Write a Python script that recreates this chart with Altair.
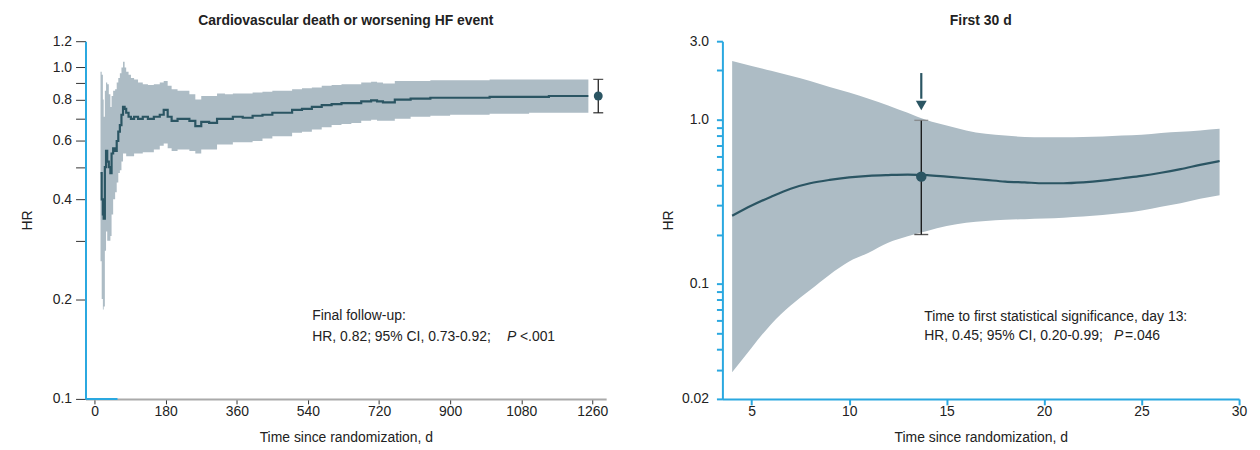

■ ■ ■ ■

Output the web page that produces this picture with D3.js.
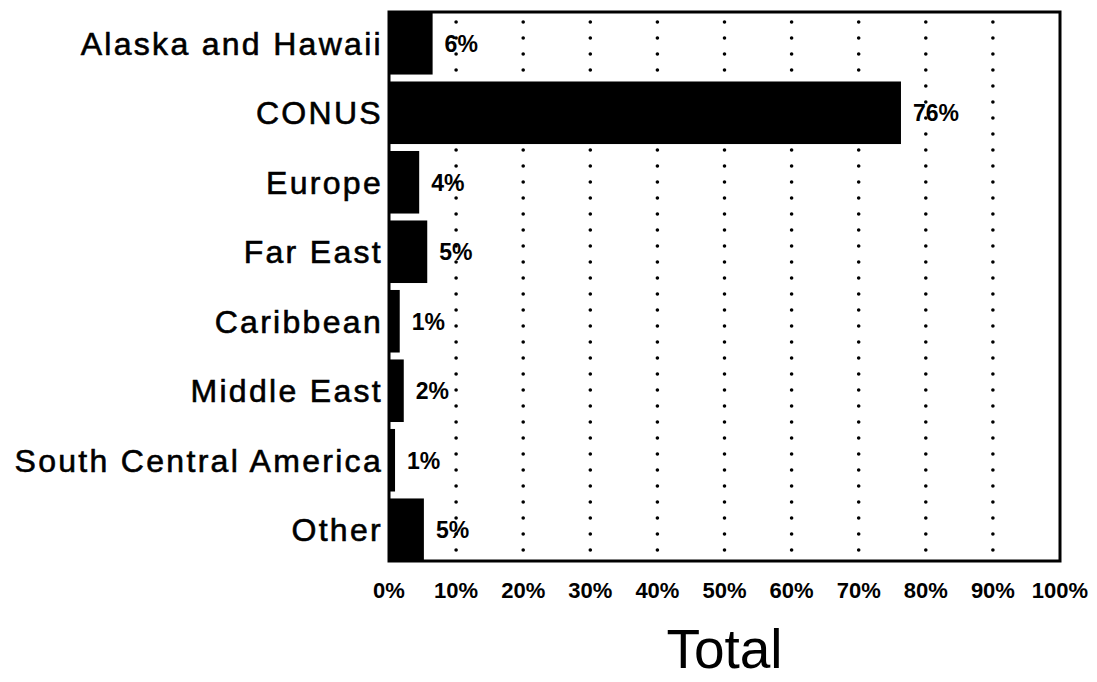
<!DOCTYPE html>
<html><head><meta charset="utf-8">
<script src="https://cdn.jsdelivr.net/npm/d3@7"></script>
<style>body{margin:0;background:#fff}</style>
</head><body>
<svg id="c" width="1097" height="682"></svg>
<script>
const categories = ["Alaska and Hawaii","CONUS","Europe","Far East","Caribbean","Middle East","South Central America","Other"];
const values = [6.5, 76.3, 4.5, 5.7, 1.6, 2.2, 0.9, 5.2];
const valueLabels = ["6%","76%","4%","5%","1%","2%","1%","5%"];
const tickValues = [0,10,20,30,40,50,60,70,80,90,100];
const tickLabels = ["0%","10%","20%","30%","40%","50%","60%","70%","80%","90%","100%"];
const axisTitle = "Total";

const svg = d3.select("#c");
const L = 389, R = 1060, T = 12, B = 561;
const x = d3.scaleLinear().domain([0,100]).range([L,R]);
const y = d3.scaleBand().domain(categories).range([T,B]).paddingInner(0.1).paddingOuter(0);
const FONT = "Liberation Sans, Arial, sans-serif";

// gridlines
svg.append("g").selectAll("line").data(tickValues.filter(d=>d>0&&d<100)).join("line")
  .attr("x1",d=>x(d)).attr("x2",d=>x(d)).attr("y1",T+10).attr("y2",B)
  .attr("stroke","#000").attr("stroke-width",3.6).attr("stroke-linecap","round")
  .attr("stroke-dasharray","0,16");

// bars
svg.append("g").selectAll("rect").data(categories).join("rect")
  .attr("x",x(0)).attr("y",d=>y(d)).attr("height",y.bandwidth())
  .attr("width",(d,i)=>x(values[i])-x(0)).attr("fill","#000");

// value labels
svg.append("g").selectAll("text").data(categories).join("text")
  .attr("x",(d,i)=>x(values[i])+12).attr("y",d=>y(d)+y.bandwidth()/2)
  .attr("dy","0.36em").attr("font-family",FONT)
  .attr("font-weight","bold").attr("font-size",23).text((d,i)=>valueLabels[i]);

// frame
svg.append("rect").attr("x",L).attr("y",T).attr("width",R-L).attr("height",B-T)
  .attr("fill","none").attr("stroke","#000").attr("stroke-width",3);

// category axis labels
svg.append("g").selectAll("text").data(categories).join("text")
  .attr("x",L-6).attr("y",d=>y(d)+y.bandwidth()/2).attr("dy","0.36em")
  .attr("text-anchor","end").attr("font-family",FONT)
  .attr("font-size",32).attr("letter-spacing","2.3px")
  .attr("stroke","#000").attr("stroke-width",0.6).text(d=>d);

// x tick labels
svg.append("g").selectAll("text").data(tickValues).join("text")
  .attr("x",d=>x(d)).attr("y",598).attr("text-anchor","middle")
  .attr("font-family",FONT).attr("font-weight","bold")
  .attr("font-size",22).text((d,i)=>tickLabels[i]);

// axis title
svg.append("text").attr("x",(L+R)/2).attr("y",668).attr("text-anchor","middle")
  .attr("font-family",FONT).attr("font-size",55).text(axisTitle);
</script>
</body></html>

■ ■ ■ ■

## [Instructions to follow]
Check all the records above and select each line where the string "this" is found.

## [Reply]
Write a Python script that recreates this chart with Altair.
Output the web page that produces this picture with D3.js.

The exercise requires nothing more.